Gypsies were often associated with beggars, and part of the paradox that is Cleopatra comes from the sense in which the opposite poles of regality and beggary meet in her. Antony begins his journey with the claim that “There’s beggary in the love that can be reckoned,” while Cleopatra ends hers by recognizing that the “dungy earth” is both “The beggar’s nurse and Caesar’s.” Refusing to demean herself by begging in supplication to Caesar, she welcomes the beggar-like Clown instead and purchases the asp that she will nurse at her breast. It seems that her main reason for refusing to surrender to Caesar is a refusal to undergo the shame of public display:

…Saucy lictors
Will catch at us like strumpets, and scald rhymers
Ballad us out o’tune. The quick comedians
Extemporally will stage us and present
Our Alexandrian revels: Antony
Shall be brought drunken forth, and I shall see
Some squeaking Cleopatra boy my greatness
I’th’posture of a whore.

This is one of Shakespeare’s most daring self-allusions: he is the scald rhymer and his actors are the quick comedians extemporally staging the revels. Antony has been “brought drunken forth” in the person of Richard Burbage, and the “squeaking Cleopatra” who speaks these lines is Burbage’s cross-dressed apprentice, a young man in his late teens or at most his very early twenties. It is sobering, given that in modern times Cleopatra has been considered the supreme Shakespearean role for a mature female actor, to recall that the original Cleopatra would have been a “boy.” When Burbage’s Antony kissed him on stage, there would have been some in the audience—those of a puritan disposition—who would have felt vindicated in their belief that boy actors were nothing more than prostitutes to the perverted players. The phrase “boy my greatness / I’th’posture of a whore” is positively inviting such a reaction.

THE NOBLE ROMANS?

Where did Shakespeare learn the Roman history that he so memorably dramatized in Julius Caesar, Antony and Cleopatra, and Coriolanus? Minor variants and improvisations apart, the answer is simple. While most of his plays involved him in the cutting and pasting of a whole range of literary and theatrical sources, in the Roman tragedies he kept his eye squarely on the pages of a single great book.
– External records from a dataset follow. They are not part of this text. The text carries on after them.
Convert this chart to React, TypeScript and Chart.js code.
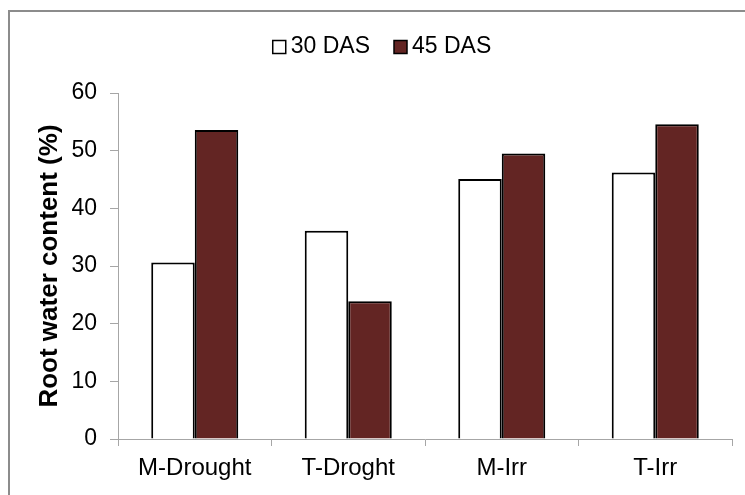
import React, { useEffect, useRef } from "react";
import { Chart, registerables } from "chart.js";

Chart.register(...registerables);

const categories = ["M-Drought", "T-Droght", "M-Irr", "T-Irr"];
const series30 = [30.6, 36.1, 45.1, 46.2];
const series45 = [53.6, 23.9, 49.5, 54.6];
const seriesLabels = ["30 DAS", "45 DAS"];
const seriesFill = ["#ffffff", "#632523"];
const yTitle = "Root water content (%)";

const FONT = "'Liberation Sans', Arial, sans-serif";

const framePlugin = {
  id: "frame",
  beforeDraw(chart: any) {
    const ctx = chart.ctx;
    ctx.save();
    ctx.fillStyle = "#ffffff";
    ctx.fillRect(0, 0, chart.width, chart.height);
    ctx.strokeStyle = "#8c8c8c";
    ctx.lineWidth = 2;
    ctx.strokeRect(9, 11, chart.width + 20, chart.height + 20);
    ctx.restore();
  },
};

const legendPlugin = {
  id: "customLegend",
  afterDraw(chart: any) {
    const ctx = chart.ctx;
    ctx.save();
    ctx.font = `23px ${FONT}`;
    ctx.textBaseline = "middle";
    ctx.fillStyle = "#000";
    const box = 13;
    const gapBoxText = 5;
    const gapItems = 24;
    const items = chart.data.datasets.map((d: any) => ({
      label: d.label,
      fill: d.backgroundColor,
      w: ctx.measureText(d.label).width,
    }));
    const total =
      items.reduce((s: number, it: any) => s + box + gapBoxText + it.w, 0) +
      gapItems * (items.length - 1);
    let x = 382 - total / 2;
    const cy = 47;
    items.forEach((it: any) => {
      ctx.fillStyle = it.fill;
      ctx.fillRect(x, cy - box / 2, box, box);
      ctx.strokeStyle = "#000";
      ctx.lineWidth = 1.5;
      ctx.strokeRect(x, cy - box / 2, box, box);
      ctx.fillStyle = "#000";
      ctx.fillText(it.label, x + box + gapBoxText, cy);
      x += box + gapBoxText + it.w + gapItems;
    });
    ctx.restore();
  },
};

export default function App() {
  const ref = useRef<HTMLCanvasElement>(null);

  useEffect(() => {
    if (!ref.current) return;
    const chart = new Chart(ref.current, {
      type: "bar",
      data: {
        labels: categories,
        datasets: [
          {
            label: seriesLabels[0],
            data: series30,
            backgroundColor: seriesFill[0],
            borderColor: "#000",
            borderWidth: 2,
            categoryPercentage: 0.567,
            barPercentage: 1,
          },
          {
            label: seriesLabels[1],
            data: series45,
            backgroundColor: seriesFill[1],
            borderColor: "#000",
            borderWidth: 2,
            categoryPercentage: 0.567,
            barPercentage: 1,
          },
        ],
      },
      options: {
        responsive: false,
        animation: false,
        devicePixelRatio: 1,
        layout: { padding: { top: 93, right: 13, left: 0, bottom: 0 } },
        plugins: {
          legend: { display: false },
          tooltip: { enabled: false },
        },
        scales: {
          x: {
            grid: {
              drawOnChartArea: false,
              tickLength: 7,
              color: "#a6a6a6",
              offset: true,
            },
            border: { color: "#a6a6a6", width: 1 },
            ticks: {
              color: "#000",
              font: { family: FONT, size: 24 },
              padding: 8,
              maxRotation: 0,
            },
            afterFit(scale: any) {
              scale.height = 56;
            },
          },
          y: {
            min: 0,
            max: 60,
            grid: {
              drawOnChartArea: false,
              tickLength: 8,
              color: "#a6a6a6",
            },
            border: { color: "#a6a6a6", width: 1 },
            ticks: {
              stepSize: 10,
              color: "#000",
              font: { family: FONT, size: 23 },
              padding: 13,
            },
            title: {
              display: true,
              text: yTitle,
              color: "#000",
              font: { family: FONT, size: 26, weight: "bold" },
              padding: { top: 34, bottom: 0 },
            },
            afterFit(scale: any) {
              scale.width = 118;
            },
          },
        },
      },
      plugins: [framePlugin, legendPlugin],
    });
    return () => chart.destroy();
  }, []);

  return (
    <div style={{ position: "absolute", left: 0, top: 0, width: 745, height: 495, background: "#fff" }}>
      <canvas ref={ref} width={745} height={495} style={{ display: "block" }} />
    </div>
  );
}
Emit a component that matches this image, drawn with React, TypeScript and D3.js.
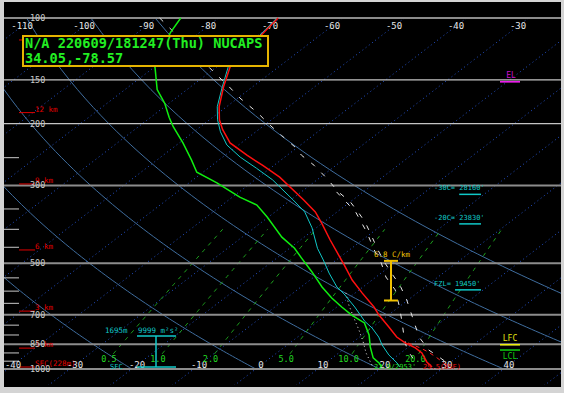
import React from 'react';
import * as d3 from 'd3';

const W = 564;
const H = 393;

// ---- grid definitions ----
const pressureLines = [100, 150, 200, 300, 500, 700, 850, 1000];
const minorPressureTicks = [250, 350, 400, 450, 550, 600, 650, 750, 800, 900, 950];
const topTempLabels = [-110, -100, -90, -80, -70, -60, -50, -40, -30];
const bottomTempLabels = [-40, -30, -20, -10, 0, 10, 20, 30, 40];
const isothermValues = [-110, -100, -90, -80, -70, -60, -50, -40, -30, -20, -10, 0, 10, 20, 30, 40, 50];
const dryAdiabatValues = [-20, 0, 20, 40, 60, 80];
const mixingRatioValues = [0.5, 1, 2, 5, 10, 20];
const mixingRatioLabels = ['0.5', '1.0', '2.0', '5.0', '10.0', '20.0'];

// height markers (label, pressure); the 15 km label is hidden behind the title box
const heightLabels = ['', '12 km', '9 km', '6 km', '3 km', '1 km', 'SFC(228m)'];
const heightPressures = [115.5, 186, 297, 458, 684, 872, 987];

// ---- sounding profiles [pressure hPa, temperature C] ----
const tempProfile = [
  [100, -70.4], [108, -69.8], [138, -67.8], [157, -64.7], [179, -61.2], [195, -58.4],
  [208, -55.8], [227, -51.8], [246, -46.5], [263, -41.8], [284, -36.6], [330, -27.9],
  [357, -23.5], [386, -19.9], [429, -15.2], [464, -11.6], [505, -7.7], [558, -3.2],
  [607, 1.1], [666, 6.0], [702, 8.5], [759, 12.6], [811, 16.0], [843, 18.6],
  [871, 21.3], [900, 23.4], [955, 26.1], [987, 28.0],
];
const dewProfile = [
  [100, -86.1], [110, -84.7], [138, -79.9], [160, -74.8], [175, -70.7], [192, -67.0],
  [204, -64.4], [227, -59.4], [254, -54.4], [275, -51.0], [295, -45.5], [324, -38.8],
  [341, -34.4], [369, -30.2], [421, -23.6], [453, -19.2], [483, -16.0], [529, -11.4],
  [584, -6.6], [628, -2.7], [666, 0.8], [702, 4.1], [739, 7.8], [800, 11.1],
  [865, 13.8], [930, 16.6], [961, 18.6], [987, 19.9],
];
const wetbulbProfile = [
  [100, -70.6], [108, -70.0], [138, -68.1], [157, -64.9], [179, -61.5], [195, -58.7],
  [211, -55.7], [230, -51.9], [249, -47.2], [268, -42.2], [289, -37.2], [330, -29.6],
  [357, -25.2], [396, -20.7], [453, -15.5], [489, -12.1], [533, -8.4], [584, -4.2],
  [611, -1.6], [666, 2.9], [731, 7.5], [764, 10.1], [811, 13.1], [854, 15.3],
  [912, 18.5], [961, 21.5], [987, 22.8],
];
const parcelTvProfile = [
  [100, -89.5], [145, -68.4], [157, -63.8], [169, -59.7], [186, -53.8], [202, -49.1],
  [216, -45.1], [233, -40.5], [246, -37.7], [263, -33.5], [286, -28.8], [313, -24.0],
  [334, -20.0], [357, -16.6], [381, -13.4], [407, -10.5], [458, -5.4], [499, -1.5],
  [540, 2.3], [576, 5.5], [636, 9.8], [727, 15.2], [811, 19.6], [883, 23.9],
  [924, 27.0], [961, 29.6], [987, 30.7],
];
const parcelTProfile = [
  [313, -24.3], [357, -17.0], [407, -11.0], [458, -6.0], [499, -2.1], [547, 1.6],
  [595, 5.8], [657, 9.6], [727, 13.3], [800, 16.7], [883, 20.4], [930, 23.0],
];
const downdraftProfile = [
  [607, -1.5], [657, 1.5], [716, 5.1], [774, 8.4], [837, 11.6], [900, 14.4], [955, 17.0], [987, 18.5],
];
const virtTempProfile = [
  [843, 19.1], [871, 22.1], [894, 24.2], [924, 26.5], [968, 29.5], [987, 30.6],
];

// ---- annotations ----
const levelTexts = ["-30C= 28160'", "-20C= 23830'", "FZL= 19450'"];
const levelPressures = [318, 386, 595];
const elPressure = 152;
const lfcPressure = 853;
const lclPressure = 883;
const lapseTop = 492;
const lapseBottom = 638;
const lapseText = '6.8 C/km';
const inflowTop = 805;
const inflowBottom = 987;
const inflowDepthText = '1695m';
const inflowSrhText = '9999 m²s²';
const sfcDewText = "22.9/2953'";
const sfcTempText = '29.5(85F)';
const titleLine1 = 'N/A 220609/181247(Thu) NUCAPS';
const titleLine2 = '34.05,-78.57';

// ---- scales ----
const yScale = d3.scaleLog().domain([100, 1000]).range([18, 369]);
const tScale = d3.scaleLinear().domain([-40, 40]).range([7.8, 503.8]);
const SKEW = 1.307;
const xOf = (t: number, p: number) => tScale(t) + SKEW * (yScale(1000) - yScale(p));

const MONO = "'DejaVu Sans Mono', monospace";

function mixingTd(w: number, p: number) {
  const e = (w * p) / (622 + w);
  const l = Math.log(e / 6.112);
  return (243.5 * l) / (17.67 - l);
}

export default function App() {
  const line = d3
    .line<number[]>()
    .x((d) => xOf(d[1], d[0]))
    .y((d) => yScale(d[0]));

  const isoPs = [100, 1120];
  const adiabatPs = d3.range(1000, 99, -10);
  const mixPs = d3.range(905, 399, -5);

  const pTop = yScale.invert(26);
  const pBottom = yScale.invert(365);
  const pMix = yScale.invert(359);

  return (
    <svg
      width={W}
      height={H}
      style={{ position: 'absolute', left: 0, top: 0, display: 'block' }}
      fontFamily={MONO}
    >
      <defs>
        <clipPath id="plotClip">
          <rect x={4} y={17} width={557} height={368} />
        </clipPath>
      </defs>
      <rect x={0} y={0} width={W} height={H} fill="#d4d4d4" />
      <rect x={4} y={2} width={557} height={385} fill="#000" />

      <g clipPath="url(#plotClip)">
        {/* isotherms */}
        {isothermValues.map((t) => (
          <path
            key={'iso' + t}
            d={line(isoPs.map((p) => [p, t])) || ''}
            stroke="#2452cc"
            strokeWidth={1}
            strokeDasharray="1,3"
            fill="none"
          />
        ))}
        {/* dry adiabats */}
        {dryAdiabatValues.map((th) => (
          <path
            key={'da' + th}
            d={
              line(
                adiabatPs.map((p) => [p, (th + 273.15) * Math.pow(p / 1000, 0.2857) - 273.15])
              ) || ''
            }
            stroke="#3f6d9e"
            strokeWidth={1}
            fill="none"
          />
        ))}
        {/* mixing ratio lines */}
        {mixingRatioValues.map((w) => (
          <path
            key={'mr' + w}
            d={line(mixPs.map((p) => [p, mixingTd(w, p)])) || ''}
            stroke="#1fa81f"
            strokeWidth={1}
            strokeDasharray="4,5"
            fill="none"
          />
        ))}
      </g>

      {/* pressure lines */}
      {pressureLines.map((p) => {
        const light = p === 150 || p === 200;
        return (
          <line
            key={'pl' + p}
            x1={4}
            x2={561}
            y1={yScale(p)}
            y2={yScale(p)}
            stroke={light ? '#c4c4c4' : '#8c8c8c'}
            strokeWidth={light ? 1.2 : 2}
          />
        );
      })}
      {minorPressureTicks.map((p) => (
        <line key={'mt' + p} x1={4} x2={19} y1={yScale(p)} y2={yScale(p)} stroke="#c8c8c8" strokeWidth={1} />
      ))}

      {/* height markers */}
      {heightLabels.map((lab, i) => (
        <g key={'h' + i}>
          <line
            x1={19}
            x2={35}
            y1={yScale(heightPressures[i])}
            y2={yScale(heightPressures[i])}
            stroke="#e00000"
            strokeWidth={1}
          />
          {lab ? (
            <text x={35} y={yScale(heightPressures[i]) - 1} fontSize={7.5} fill="#e00000">
              {lab}
            </text>
          ) : null}
        </g>
      ))}

      {/* pressure labels */}
      {pressureLines.map((p) => (
        <text key={'plab' + p} x={30} y={yScale(p)} dominantBaseline="central" fontSize={8.5} fill="#c8c8c8">
          {p}
        </text>
      ))}

      {/* temperature labels */}
      {topTempLabels.map((t) => (
        <text
          key={'tt' + t}
          x={xOf(t, pTop)}
          y={26}
          textAnchor="middle"
          dominantBaseline="central"
          fontSize={9}
          fill="#e6e6e6"
        >
          {t}
        </text>
      ))}
      {bottomTempLabels.map((t) => (
        <text
          key={'bt' + t}
          x={xOf(t, pBottom)}
          y={365}
          textAnchor="middle"
          dominantBaseline="central"
          fontSize={9}
          fill="#e6e6e6"
        >
          {t}
        </text>
      ))}

      {/* mixing ratio labels */}
      {mixingRatioValues.map((w, i) => (
        <text
          key={'ml' + w}
          x={xOf(mixingTd(w, pMix), pMix)}
          y={359}
          textAnchor="middle"
          dominantBaseline="central"
          fontSize={8.5}
          fill="#22d822"
        >
          {mixingRatioLabels[i]}
        </text>
      ))}

      {/* profiles */}
      <g clipPath="url(#plotClip)" fill="none">
        <path d={line(downdraftProfile) || ''} stroke="#e8e8e8" strokeWidth={1} strokeDasharray="1,3" />
        <path d={line(parcelTProfile) || ''} stroke="#e8e8e8" strokeWidth={1} strokeDasharray="5,9" />
        <path d={line(parcelTvProfile) || ''} stroke="#e8e8e8" strokeWidth={1} strokeDasharray="5,9" />
        <path d={line(virtTempProfile) || ''} stroke="#ff2020" strokeWidth={1} strokeDasharray="4,4" />
        <path d={line(dewProfile) || ''} stroke="#10ee10" strokeWidth={1.5} />
        <path d={line(wetbulbProfile) || ''} stroke="#10c8c8" strokeWidth={1} />
        <path d={line(tempProfile) || ''} stroke="#ff1010" strokeWidth={1.5} />
      </g>

      {/* surface value labels */}
      <text x={374} y={366.5} dominantBaseline="central" fontSize={7} fill="#22dd22">
        {sfcDewText}
      </text>
      <text x={423} y={366.5} dominantBaseline="central" fontSize={7} fill="#ee1010">
        {sfcTempText}
      </text>

      {/* level labels (cyan) */}
      {levelTexts.map((t, i) => {
        const y = yScale(levelPressures[i]);
        const prefix = t.indexOf('=') + 2;
        const x0 = 434;
        const cw = 4.2;
        return (
          <g key={'lv' + i}>
            <text x={x0} y={y - 6} dominantBaseline="central" fontSize={7} fill="#10c8c8">
              {t}
            </text>
            <line x1={x0 + prefix * cw} x2={481} y1={y} y2={y} stroke="#10c8c8" strokeWidth={1.5} />
          </g>
        );
      })}

      {/* EL / LFC / LCL */}
      <text x={511} y={yScale(elPressure) - 6} textAnchor="middle" dominantBaseline="central" fontSize={8} fill="#cc10cc">
        EL
      </text>
      <line x1={500} x2={520} y1={yScale(elPressure)} y2={yScale(elPressure)} stroke="#ff20ff" strokeWidth={1.5} />
      <text x={510} y={yScale(lfcPressure) - 6} textAnchor="middle" dominantBaseline="central" fontSize={8} fill="#e0e010">
        LFC
      </text>
      <line x1={500} x2={520} y1={yScale(lfcPressure)} y2={yScale(lfcPressure)} stroke="#f0f010" strokeWidth={1.5} />
      <line x1={500} x2={520} y1={yScale(lclPressure)} y2={yScale(lclPressure)} stroke="#10cc10" strokeWidth={1.5} />
      <text x={510} y={yScale(lclPressure) + 6} textAnchor="middle" dominantBaseline="central" fontSize={8} fill="#10cc10">
        LCL
      </text>

      {/* lapse rate bar */}
      <g stroke="#f0c000" strokeWidth={2}>
        <line x1={384} x2={398} y1={yScale(lapseTop)} y2={yScale(lapseTop)} />
        <line x1={391} x2={391} y1={yScale(lapseTop)} y2={yScale(lapseBottom)} />
        <line x1={384} x2={398} y1={yScale(lapseBottom)} y2={yScale(lapseBottom)} />
      </g>
      <text x={374} y={yScale(lapseTop) - 6} dominantBaseline="central" fontSize={7.5} fill="#f0c000">
        {lapseText}
      </text>

      {/* effective inflow bar */}
      <g stroke="#10c8c8" strokeWidth={1.5}>
        <line x1={137} x2={176} y1={yScale(inflowTop)} y2={yScale(inflowTop)} />
        <line x1={156} x2={156} y1={yScale(inflowTop)} y2={yScale(inflowBottom)} />
        <line x1={137} x2={176} y1={yScale(inflowBottom)} y2={yScale(inflowBottom)} />
      </g>
      <text x={105} y={yScale(inflowTop) - 5.5} dominantBaseline="central" fontSize={7.5} fill="#10c8c8">
        {inflowDepthText}
      </text>
      <text x={138} y={yScale(inflowTop) - 5.5} dominantBaseline="central" fontSize={7.5} fill="#10c8c8">
        {inflowSrhText}
      </text>
      <text x={110} y={yScale(inflowBottom) - 0.5} dominantBaseline="central" fontSize={7} fill="#10c8c8">
        SFC
      </text>

      {/* title box */}
      <rect x={23} y={36} width={245} height={30} fill="#000" stroke="#e6b400" strokeWidth={2} />
      <text x={25} y={48} fontSize={13.6} fontWeight="bold" fill="#22ee22">
        {titleLine1}
      </text>
      <text x={25} y={63} fontSize={13.6} fontWeight="bold" fill="#22ee22">
        {titleLine2}
      </text>
    </svg>
  );
}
That book was Plutarch’s Parallel Lives. Plutarch was a Greek, born in Boeotia in the first century AD. His book included forty-six biographies of the great figures of ancient history, arranged in pairs, Greek and Roman, with a brief “comparison” between each pair. The purpose of the parallel was to ask such questions as “Who was the greater general—the Greek Alexander or the Roman Julius Caesar?” Marcus Antonius was paired with Demetrius Poliorcetes, King of Macedon, who was equally renowned as a general and a philanderer. Plutarch’s reason for pairing them was that they illustrated the precept that from great minds both great virtues and great vices do proceed:

They were both given over to women and wine, both valiant and liberal, both sumptuous and high-minded; fortune served them both alike, not only in the course of their lives, in attempting great matters, sometimes with good, sometimes with ill success, in getting and losing things of great consequence.

In the “comparison,” they are both praised for their “liberality and bounty,” condemned for their “concupiscence” and “lascivious parts.” On balance, the Roman is preferred to the Greek because “Antonius by his incontinence did no hurt but to himself [whereas] Demetrius did hurt unto all others.” Shakespeare is not in the business of making moral judgments of this kind. He does, however, place a strong emphasis on Antony’s liberality. On the night before the final battle, Octavius Caesar begrudgingly agrees to feed his soldiers: “they have earned the waste.” Antony, by contrast, lavishes wine upon all his captains. There is little doubt as to which is the more likable leader. On the other hand, to “drown consideration” in a late-night drinking binge is probably not the best preparation for an early-morning battle.

For Shakespeare, the historical “parallel” was a device of great power. The censorship of the stage exercised by court officialdom meant that it was exceedingly risky to dramatize contemporary affairs, so the best way of writing political drama was to take subjects from the past and leave it to the audience to see the parallel in the present. The uncertainty over the succession to the Virgin Queen meant that there were frequent whispers of conspiracy in the final years of Elizabeth’s reign. It would hardly have been appropriate to write a play about a group of highly placed courtiers—the Earl of Essex and his circle, say—plotting to overthrow the monarchy. But a play about a group of highly-placed Roman patricians—Brutus, Cassius, and company—plotting to assassinate Julius Caesar had the capacity to raise some awkward questions by means of the implicit parallel.

In 1592 there appeared in print an English version of the Marc Antoine of the French neoclassical dramatist Robert Garnier. The translator was Mary Sidney, Countess of Pembroke. The ultimate source of Garnier’s Marc Antoine was Plutarch. The matter was that which Shakespeare brought to the public stage some fifteen years later.